Dossena’s imitations of the style of Simone Martini (c. 1283-1344) were particularly remarkable. Martini was a painter, and was never, so far as was known, a sculptor. Dossena studied Martini’s painting of ‘The Annunciation’ and translated the portrait into a seated Madonna in wood. As a result, impressed art historians modified their lectures hastily. Stunned experts praised it as a major discovery.

Annunciation with St. Margaret and St. Ansanus

Part of Dossena’s triumph was due to his skill in finding authentic materials and in ageing his pieves. Genuine Gothic wood sculptures, for instance, were gilded or painted. To reproduce this, Dossena soaked the paint from old but relatively useless statuary or picture frames. He used the wood to sculpt new statues and carefully re-applied the flecks of paint.

As for his ‘ancient’ marble sculptures, the appearance of authentic antiquity was achieved by action of an acid formula whose composition was kept secret. This produced a discoloration and hardness in depth which completely deceived the museum experts.

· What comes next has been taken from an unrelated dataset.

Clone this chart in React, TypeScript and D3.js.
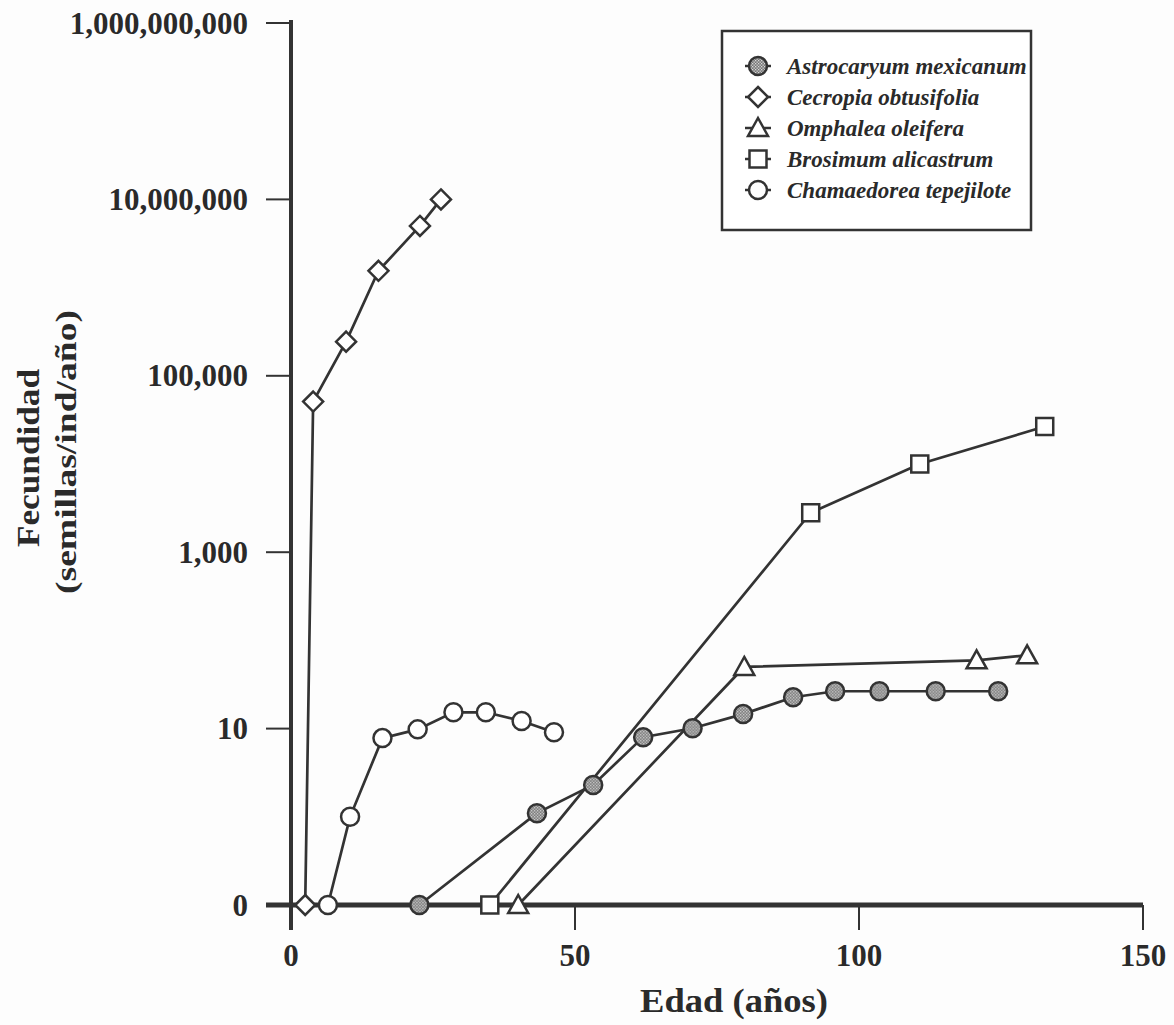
import React from "react";
import * as d3 from "d3";

// ---- Data ----
const yTickValues = [0.1, 10, 1000, 100000, 10000000, 1000000000];
const yTickLabels = ["0", "10", "1,000", "100,000", "10,000,000", "1,000,000,000"];
const xTickValues = [0, 50, 100, 150];

const astrocaryumAge = [22.6, 43.3, 53.2, 62.0, 70.7, 79.6, 88.4, 95.8, 103.6, 113.5, 124.5];
const astrocaryumFec = [0, 1.1, 2.3, 8.0, 10.1, 14.6, 22.7, 26.5, 26.5, 26.5, 26.5];

const cecropiaAge = [2.5, 3.9, 9.7, 15.4, 22.7, 26.4];
const cecropiaFec = [0, 51000, 244000, 1550000, 5000000, 10000000];

const omphaleaAge = [40.0, 79.8, 120.7, 129.6];
const omphaleaFec = [0, 50, 59.5, 67.8];

const brosimumAge = [35.0, 91.5, 110.7, 132.7];
const brosimumFec = [0, 2800, 10000, 26600];

const chamaedoreaAge = [6.5, 10.4, 16.1, 22.3, 28.6, 34.3, 40.6, 46.3];
const chamaedoreaFec = [0, 1.0, 7.8, 9.8, 15.3, 15.3, 12.2, 9.1];

const seriesNames = [
  "Astrocaryum mexicanum",
  "Cecropia obtusifolia",
  "Omphalea oleifera",
  "Brosimum alicastrum",
  "Chamaedorea tepejilote",
];
const seriesSymbols = ["stippleCircle", "diamond", "triangle", "square", "circle"];
const seriesAges = [astrocaryumAge, cecropiaAge, omphaleaAge, brosimumAge, chamaedoreaAge];
const seriesFec = [astrocaryumFec, cecropiaFec, omphaleaFec, brosimumFec, chamaedoreaFec];

const W = 1174;
const H = 1025;
const INK = "#333333";

const x = d3.scaleLinear().domain([0, 150]).range([291, 1143]);
const y = d3.scaleLog().domain([0.1, 1e9]).range([905, 23]);
const yVal = (v: number) => y(Math.max(v, 0.1));

function markerPath(kind: string): string {
  const p = d3.path();
  if (kind === "circle" || kind === "stippleCircle") {
    p.arc(0, 0, 9, 0, Math.PI * 2);
    p.closePath();
  } else if (kind === "diamond") {
    const r = 10;
    p.moveTo(0, -r);
    p.lineTo(r, 0);
    p.lineTo(0, r);
    p.lineTo(-r, 0);
    p.closePath();
  } else if (kind === "square") {
    const s = 8.5;
    p.rect(-s, -s, 2 * s, 2 * s);
  } else if (kind === "triangle") {
    p.moveTo(0, -10);
    p.lineTo(10, 8);
    p.lineTo(-10, 8);
    p.closePath();
  }
  return p.toString();
}

function Marker({ kind, cx, cy }: { kind: string; cx: number; cy: number }) {
  return (
    <path
      d={markerPath(kind)}
      transform={`translate(${cx},${cy})`}
      fill={kind === "stippleCircle" ? "url(#stipple)" : "#ffffff"}
      stroke={INK}
      strokeWidth={2.5}
    />
  );
}

export default function App() {
  const line = d3
    .line<[number, number]>()
    .x((d) => x(d[0]))
    .y((d) => yVal(d[1]));

  const serif = "'Liberation Serif', 'Times New Roman', serif";

  return (
    <svg
      width={W}
      height={H}
      viewBox={`0 0 ${W} ${H}`}
      style={{ position: "absolute", left: 0, top: 0, background: "#fdfdfd" }}
    >
      <defs>
        <pattern id="stipple" width="3" height="3" patternUnits="userSpaceOnUse">
          <rect width="3" height="3" fill="#777777" />
          <rect x="0" y="0" width="1.3" height="1.3" fill="#d8d8d8" />
          <rect x="1.5" y="1.5" width="1.3" height="1.3" fill="#d8d8d8" />
        </pattern>
      </defs>

      {/* Axes */}
      <line x1={291} x2={291} y1={20} y2={930} stroke={INK} strokeWidth={4} />
      <line x1={266} x2={x(150)} y1={905} y2={905} stroke={INK} strokeWidth={5} />
      {yTickValues.map((v, i) => (
        <g key={"yt" + i}>
          <line x1={266} x2={291} y1={y(v)} y2={y(v)} stroke={INK} strokeWidth={2} />
          <text
            x={248}
            y={y(v) + 10.5}
            textAnchor="end"
            fontFamily={serif}
            fontWeight="bold"
            fontSize={31}
            fill="#2a2a2a"
          >
            {yTickLabels[i]}
          </text>
        </g>
      ))}
      {xTickValues.map((v) => (
        <g key={"xt" + v}>
          <line x1={x(v)} x2={x(v)} y1={905} y2={930} stroke={INK} strokeWidth={2} />
          <text
            x={x(v)}
            y={966}
            textAnchor="middle"
            fontFamily={serif}
            fontWeight="bold"
            fontSize={31}
            fill="#2a2a2a"
          >
            {v}
          </text>
        </g>
      ))}

      {/* Axis titles */}
      <text
        x={734}
        y={1012}
        textAnchor="middle"
        fontFamily={serif}
        fontWeight="bold"
        fontSize={34}
        textLength={188}
        lengthAdjust="spacingAndGlyphs"
        fill="#2a2a2a"
      >
        Edad (años)
      </text>
      <text
        transform="translate(39,458) rotate(-90)"
        textAnchor="middle"
        fontFamily={serif}
        fontWeight="bold"
        fontSize={32}
        textLength={178}
        lengthAdjust="spacingAndGlyphs"
        fill="#2a2a2a"
      >
        Fecundidad
      </text>
      <text
        transform="translate(76,452) rotate(-90)"
        textAnchor="middle"
        fontFamily={serif}
        fontWeight="bold"
        fontSize={30}
        textLength={284}
        lengthAdjust="spacingAndGlyphs"
        fill="#2a2a2a"
      >
        (semillas/ind/año)
      </text>

      {/* Series lines */}
      {seriesNames.map((name, si) => (
        <path
          key={"l" + name}
          d={line(seriesAges[si].map((a, j) => [a, seriesFec[si][j]] as [number, number])) || ""}
          fill="none"
          stroke={INK}
          strokeWidth={2.7}
        />
      ))}
      {/* Series markers */}
      {seriesNames.map((name, si) => (
        <g key={"m" + name}>
          {seriesAges[si].map((a, j) => (
            <Marker key={j} kind={seriesSymbols[si]} cx={x(a)} cy={yVal(seriesFec[si][j])} />
          ))}
        </g>
      ))}

      {/* Legend */}
      <rect x={722} y={31} width={309} height={199} fill="#ffffff" stroke={INK} strokeWidth={2.5} />
      {seriesNames.map((name, i) => {
        const ly = 66 + i * 31;
        return (
          <g key={"lg" + name}>
            <line x1={745} x2={771} y1={ly} y2={ly} stroke={INK} strokeWidth={2.5} />
            <Marker kind={seriesSymbols[i]} cx={758} cy={ly} />
            <text
              x={787}
              y={ly + 7.5}
              fontFamily={serif}
              fontWeight="bold"
              fontStyle="italic"
              fontSize={23}
              fill="#2a2a2a"
            >
              {name}
            </text>
          </g>
        );
      })}
    </svg>
  );
}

During the 1920s, Dossena’s fakes were displayed in the greatest art museums and galleries in the Western world.

Madonna and Child by Alceo Dossena, 1930, San Diego Museum of Art

Two of Dossena’s sculptures are on permanent display in the Frick Fine Arts Building at the University of Pittsburgh. They were intended to appear as if they had been mounted on a Renaissance church, carved by Simone Martini. The subject matter is the Virgin Mary and angel Gabriel.

Alceo Dossena statues at the University of Pittsburgh.

Naturally, there was growing suspicion due to the sheer number of newly discovered masterpieces. But no one suspected that all this was the brainchild of a single artist.

The Cleveland Museum of Art, for instance, owned a wooden ‘Madonna and Child’ in the style of Giovanni Pisano (c. 1245-1314) which had been carved by Dossena. In 1927, X-ray revealed 20th-century nails inside, causing it to be immediately removed from display. Then, in the very same month, another Dossena fake, a marble ‘Athena’ was bought by the same museum for $120,000!

The following year, Dossena noticed something unusual. Most of his works were in large collections as ancient, and yet here he was receiving only about $200 per sale. His dealers had been keeping most of the money. Disgusted by their tactics, Dossena sued his dealers. In court, he finally confessed to forging several famous sculptures, but defended himself against forgery charges by claiming that he had been unaware that others were selling his work under false pretenses. A trial cleared him and he was awarded $66,000 in compensation.

Subsequently, he tried to exhibit his forged works in the New York Metropolitan Museum of Art. Unfortunately for him, it turned out to be a failure. When a forgery of his sold at a peak price of $150,000, the Italian government auctioned 39 of his works in 1933 for $9,000.

Four years later, he died a poor man.

When Dossena confessed to forging several famous works of art, many refused to believe him. In fact, even today, there are some of his works in galleries and collections which are still attributed to the Old Masters.